How should the sterling value of received crypto be calculated?
Use the market exchange rate at the exact timestamp of receipt and keep the exchange or API evidence. If consistent end‑of‑day rates are used for many small receipts, document the policy and apply it uniformly.
Do contributors pay income tax when they receive tokens as rewards?
Rewards that give an immediate economic benefit are likely to be taxable as income to the recipient rather than capital, depending on the beneficiary's status and the nature of the reward.
Can SEIS or EIS relief be claimed on investments made in crypto?
Yes, but only if legal shares are issued and all SEIS/EIS statutory conditions are met. Tokenised representations of shares alone are not sufficient unless backed by formal share issuance and proper documentation.
Platforms should supply CSV reports with timestamps, transaction hashes, sterling equivalents, and wallet addresses. Such reports support taxpayer claims and HMRC enquiries.
How are token sales taxed when an issuer is a company?

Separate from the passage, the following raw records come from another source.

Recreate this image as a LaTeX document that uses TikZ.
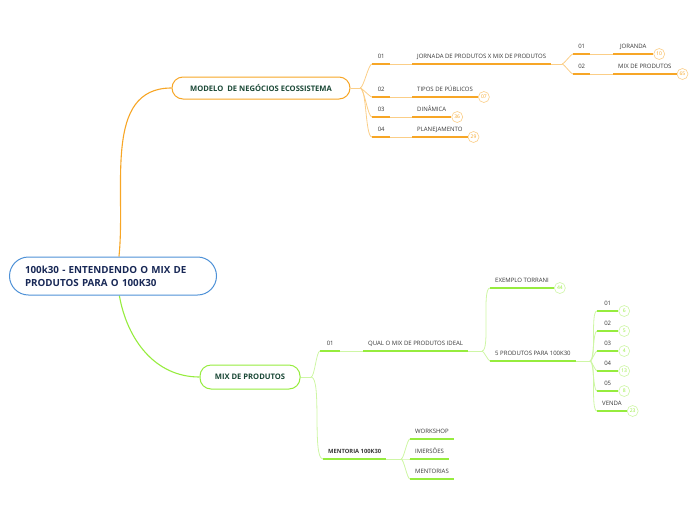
\documentclass[tikz,border=0pt]{standalone}
\usepackage{fontspec}
\setmainfont{Open Sans}
\usetikzlibrary{positioning}
\definecolor{orgline}{RGB}{247,166,38}
\definecolor{orglight}{RGB}{251,206,135}
\definecolor{grnline}{RGB}{150,236,62}
\definecolor{grnlight}{RGB}{206,246,165}
\definecolor{rootblue}{RGB}{78,145,215}
\definecolor{rootnavy}{RGB}{24,40,86}
\definecolor{boxgreen}{RGB}{26,72,54}
\definecolor{lbltext}{RGB}{55,55,55}
\pgfdeclarelayer{bg}
\pgfsetlayers{bg,main}
\begin{document}
\begin{tikzpicture}[
    x=1pt, y=-1pt,
    rootbox/.style={draw=rootblue, line width=1pt, rounded corners=19pt,
                    fill=white, align=left, text=rootnavy, text width=176pt,
                    minimum width=207pt, minimum height=38pt,
                    font=\bfseries\fontsize{9.8}{12.8}\selectfont},
    mainbox/.style={line width=1pt, rounded corners=11pt, fill=white,
                    text=boxgreen, minimum height=22pt,
                    font=\bfseries\fontsize{7.6}{9}\selectfont},
    lbl/.style={anchor=south west, inner xsep=5pt, inner ysep=5pt,
                text depth=0pt, text=lbltext,
                font=\fontsize{6}{7}\selectfont},
    cnto/.style={circle, draw=orglight, fill=white, text=orgline,
                 line width=.6pt, inner sep=0pt, minimum size=11pt,
                 anchor=west, font=\fontsize{5}{6}\selectfont},
    cntg/.style={cnto, draw=grnlight, text=grnline},
    ulo/.style={orgline, line width=1.6pt},
    ulg/.style={grnline, line width=1.6pt},
    lko/.style={orglight, line width=.8pt},
    lkg/.style={grnlight, line width=.8pt},
    fano/.style={orglight, line width=.8pt, looseness=.35},
    fang/.style={grnlight, line width=.8pt, looseness=.35},
]
\useasboundingbox (0,0) rectangle (696,520);

% Central topic and main branches
\node[rootbox] (root) at (113,276) {100k30 - ENTENDENDO O MIX DE\\PRODUTOS PARA O 100K30};
\node[mainbox, draw=orgline, minimum width=178pt] (modelo) at (261,88) {MODELO\ \ DE NEGÓCIOS ECOSSISTEMA};
\node[mainbox, draw=grnline, minimum width=100pt, minimum height=24pt] (mix) at (250,377) {MIX DE PRODUTOS};

% Orange branch
\coordinate (fanM) at (360,88);
\node[lbl, minimum width=18pt] (o1) at (372,64) {01};
\node[lbl] (jornada) at (412,64) {JORNADA DE PRODUTOS X MIX DE PRODUTOS};
\coordinate (fanJ) at (562,64);
\node[lbl, minimum width=17pt] (o11) at (573,54) {01};
\node[lbl, minimum width=40pt] (joranda) at (613,54) {JORANDA};
\node[cnto] (cjoranda) at (joranda.south east) {10};
\node[lbl, minimum width=17pt] (o12) at (573,74) {02};
\node[lbl] (mixprod) at (613,74) {MIX DE PRODUTOS};
\node[cnto] (cmixprod) at (mixprod.south east) {65};
\node[lbl, minimum width=18pt] (o2) at (372,97) {02};
\node[lbl] (tipos) at (412,97) {TIPOS DE PÚBLICOS};
\node[cnto] (ctipos) at (tipos.south east) {07};
\node[lbl, minimum width=18pt] (o3) at (372,117) {03};
\node[lbl] (dinamica) at (412,117) {DINÂMICA};
\node[cnto] (cdinamica) at (dinamica.south east) {36};
\node[lbl, minimum width=18pt] (o4) at (372,137) {04};
\node[lbl] (planej) at (412,137) {PLANEJAMENTO};
\node[cnto] (cplanej) at (planej.south east) {29};

% Green branch
\coordinate (fanX) at (311,377);
\node[lbl, minimum width=20pt] (g1) at (320,351) {01};
\node[lbl] (qual) at (363,351) {QUAL O MIX DE PRODUTOS IDEAL};
\coordinate (fanQ) at (482,351);
\node[lbl] (torrani) at (490,288) {EXEMPLO TORRANI};
\node[cntg] (ctorrani) at (torrani.south east) {44};
\node[lbl] (cinco) at (490,361) {5 PRODUTOS PARA 100K30};
\coordinate (fanP) at (590,361);
\foreach \i/\t/\c in {1/01/6, 2/02/5, 3/03/4, 4/04/13, 5/05/8, 6/VENDA/23} {
  \node[lbl, minimum width=21pt] (k\i) at (597,291+20*\i) {\t};
  \node[cntg] (ck\i) at (k\i.south east) {\c};
}
\node[lbl, font=\bfseries\fontsize{5.8}{7}\selectfont] (mentoria) at (323,459) {MENTORIA 100K30};
\coordinate (fanT) at (401,459);
\node[lbl] (workshop) at (410,439) {WORKSHOP};
\node[lbl] (imersoes) at (410,459) {IMERSÕES};
\node[lbl] (mentorias) at (410,479) {MENTORIAS};

\begin{pgfonlayer}{bg}
% Main connectors
\draw[orgline, line width=1.1pt] (root.73) to[out=84, in=180] (modelo.west);
\draw[grnline, line width=1.1pt] (root.-72) to[out=-80, in=180] (mix.west);

% Orange fans and links
\draw[fano] (modelo.east) -- (fanM);
\foreach \n in {o1,o2,o3,o4}
  \draw[fano] (fanM) to[out=0, in=180] (\n.south west);
\foreach \a/\b in {o1/jornada, o2/tipos, o3/dinamica, o4/planej, o11/joranda, o12/mixprod}
  \draw[lko] (\a.south east) -- (\b.south west);
\draw[fano] (jornada.south east) -- (fanJ);
\foreach \n in {o11,o12}
  \draw[fano] (fanJ) to[out=0, in=180] (\n.south west);

% Green fans and links
\draw[fang] (mix.east) -- (fanX);
\foreach \n in {g1,mentoria}
  \draw[fang] (fanX) to[out=0, in=180] (\n.south west);
\draw[lkg] (g1.south east) -- (qual.south west);
\draw[fang] (qual.south east) -- (fanQ);
\foreach \n in {torrani,cinco}
  \draw[fang] (fanQ) to[out=0, in=180] (\n.south west);
\draw[fang] (cinco.south east) -- (fanP);
\foreach \i in {1,...,6}
  \draw[fang] (fanP) to[out=0, in=180] (k\i.south west);
\draw[fang] (mentoria.south east) -- (fanT);
\foreach \n in {workshop,imersoes,mentorias}
  \draw[fang] (fanT) to[out=0, in=180] (\n.south west);
\end{pgfonlayer}

% Underlines
\foreach \n in {o1,jornada,o11,joranda,o12,mixprod,o2,tipos,o3,dinamica,o4,planej}
  \draw[ulo] (\n.south west) -- (\n.south east);
\foreach \n in {g1,qual,torrani,cinco,k1,k2,k3,k4,k5,k6,mentoria,workshop,imersoes,mentorias}
  \draw[ulg] (\n.south west) -- (\n.south east);
\end{tikzpicture}
\end{document}
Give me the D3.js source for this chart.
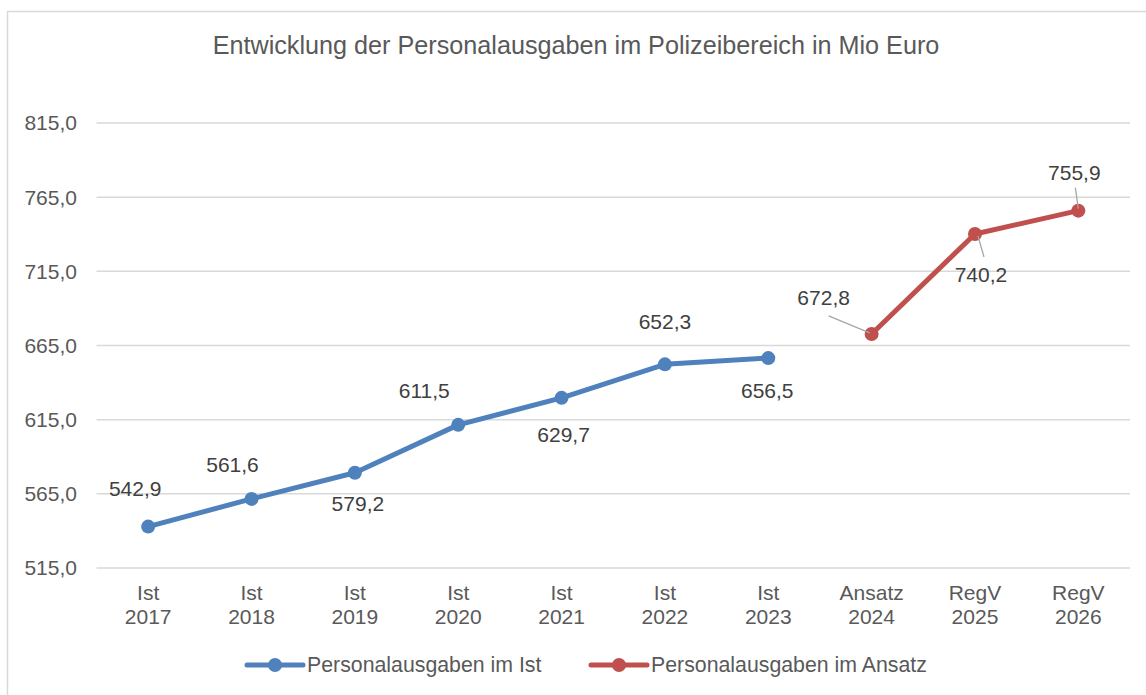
<!DOCTYPE html>
<html>
<head>
  <meta charset="UTF-8">
  <title>Personalausgaben Polizeibereich</title>
  <script src="https://d3js.org/d3.v7.min.js"></script>
  <style>
    body { margin: 0; background: #fff; }
    svg { display: block; font-family: "Liberation Sans", Arial, sans-serif; }
    .grid line { stroke: #d9d9d9; stroke-width: 1.5; }
    .tick-label { font-size: 21px; fill: #595959; }
    .dlabel { font-size: 21px; fill: #404040; text-anchor: middle; }
    .legend text { font-size: 21.3px; fill: #595959; }
  </style>
</head>
<body>
  <svg width="1146" height="695"></svg>
  <script>
    // categories (two-line labels)
    const catTop = ["Ist", "Ist", "Ist", "Ist", "Ist", "Ist", "Ist", "Ansatz", "RegV", "RegV"];
    const catYear = ["2017", "2018", "2019", "2020", "2021", "2022", "2023", "2024", "2025", "2026"];

    // series values in Mio Euro
    const istValues = [542.9, 561.6, 579.2, 611.5, 629.7, 652.3, 656.5];
    const ansatzValues = [672.8, 740.2, 755.9];

    const yTicks = [515, 565, 615, 665, 715, 765, 815];

    // label offsets from each point (layout only)
    const istOffsets = [[-13, -31], [-19, -27], [3, 38], [-34, -27], [2, 44], [0, -35], [-1, 40]];
    const ansatzOffsets = [[-48, -29], [6, 48], [-4, -31]];
    const ansatzLeaders = [[[-43, -18], [-2, -1]], [[9, 23], [3, 2]], [[-3, -23], [0, -2]]];

    const fmt = v => d3.format(".1f")(v).replace(".", ",");

    const svg = d3.select("svg");

    // outer frame
    svg.append("rect")
      .attr("x", 7.5).attr("y", 11.5)
      .attr("width", 1150).attr("height", 700)
      .attr("fill", "none").attr("stroke", "#d9d9d9").attr("stroke-width", 1.5);

    svg.append("text")
      .attr("x", 576).attr("y", 54)
      .attr("text-anchor", "middle")
      .attr("font-size", 25.2)
      .attr("fill", "#595959")
      .text("Entwicklung der Personalausgaben im Polizeibereich in Mio Euro");

    const left = 96.5, right = 1130;
    const x = d3.scalePoint()
      .domain(catYear)
      .range([left, right])
      .padding(0.5);

    const y = d3.scaleLinear()
      .domain([515, 815])
      .range([568, 123]);

    // gridlines
    svg.append("g").attr("class", "grid")
      .selectAll("line")
      .data(yTicks)
      .join("line")
      .attr("x1", left).attr("x2", right)
      .attr("y1", d => y(d)).attr("y2", d => y(d));

    // y tick labels
    svg.selectAll(".ylab")
      .data(yTicks)
      .join("text")
      .attr("class", "tick-label ylab")
      .attr("x", 77)
      .attr("y", d => y(d))
      .attr("dy", "0.35em")
      .attr("text-anchor", "end")
      .text(d => fmt(d));

    // x tick labels
    const xl = svg.selectAll(".xlab")
      .data(catYear)
      .join("text")
      .attr("class", "tick-label xlab")
      .attr("text-anchor", "middle")
      .attr("x", d => x(d));
    xl.append("tspan").attr("x", d => x(d)).attr("y", 600).text((d, i) => catTop[i]);
    xl.append("tspan").attr("x", d => x(d)).attr("y", 624).text(d => d);

    const istData = istValues.map((v, i) => ({ cat: catYear[i], v, off: istOffsets[i] }));
    const ansData = ansatzValues.map((v, i) => ({ cat: catYear[istValues.length + i], v, off: ansatzOffsets[i], lead: ansatzLeaders[i] }));

    const line = d3.line().x(d => x(d.cat)).y(d => y(d.v));

    function drawSeries(data, color) {
      svg.append("path")
        .datum(data)
        .attr("d", line)
        .attr("fill", "none")
        .attr("stroke", color)
        .attr("stroke-width", 5)
        .attr("stroke-linejoin", "round");
      svg.append("g").selectAll("circle")
        .data(data)
        .join("circle")
        .attr("cx", d => x(d.cat))
        .attr("cy", d => y(d.v))
        .attr("r", 7)
        .attr("fill", color);
    }

    drawSeries(istData, "#4f81bd");
    drawSeries(ansData, "#c0504d");

    // leader lines for the Ansatz labels
    svg.append("g").selectAll("line")
      .data(ansData)
      .join("line")
      .attr("x1", d => x(d.cat) + d.lead[0][0])
      .attr("y1", d => y(d.v) + d.lead[0][1])
      .attr("x2", d => x(d.cat) + d.lead[1][0])
      .attr("y2", d => y(d.v) + d.lead[1][1])
      .attr("stroke", "#a6a6a6")
      .attr("stroke-width", 1.3);

    svg.append("g").selectAll("text")
      .data(istData.concat(ansData))
      .join("text")
      .attr("class", "dlabel")
      .attr("x", d => x(d.cat) + d.off[0])
      .attr("y", d => y(d.v) + d.off[1])
      .text(d => fmt(d.v));

    // legend
    const legendItems = [
      { name: "Personalausgaben im Ist", color: "#4f81bd", x: 247 },
      { name: "Personalausgaben im Ansatz", color: "#c0504d", x: 591 }
    ];
    const lg = svg.append("g").attr("class", "legend")
      .selectAll("g")
      .data(legendItems)
      .join("g")
      .attr("transform", d => `translate(${d.x},665)`);
    lg.append("line")
      .attr("x1", 0).attr("x2", 56)
      .attr("stroke", d => d.color)
      .attr("stroke-width", 5)
      .attr("stroke-linecap", "round");
    lg.append("circle")
      .attr("cx", 28).attr("r", 7)
      .attr("fill", d => d.color);
    lg.append("text")
      .attr("x", 60).attr("dy", "0.35em")
      .text(d => d.name);
  </script>
</body>
</html>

Proceeds from token sales by a trading company will attract corporation tax on profits. If tokens are capital in nature, the accounting treatment and tax position should follow company law and HMRC guidance.
Are stablecoins treated differently for valuation?
Stablecoins are valued in sterling at the time of receipt like any other cryptoasset. If pegged to GBP and settled immediately at par, documentation should still show the sterling equivalent used.
What happens if HMRC audits a crypto crowdfunding campaign?
Expect requests for transaction logs, conversion evidence, campaign terms and explanations of token classification. Robust contemporaneous records and legal documentation reduce the risk of adverse findings.
Your next step:
- Review campaign terms and decide whether receipts are donations, reward sales, or investments; document the decision.
- Implement a valuation policy: choose a reliable exchange/API, log timestamps and save evidence for every receipt.
- Prepare a one‑page compliance file per campaign (transaction CSV, receipts, wallet links, conversion evidence) and consult tax counsel if SEIS/EIS is claimed.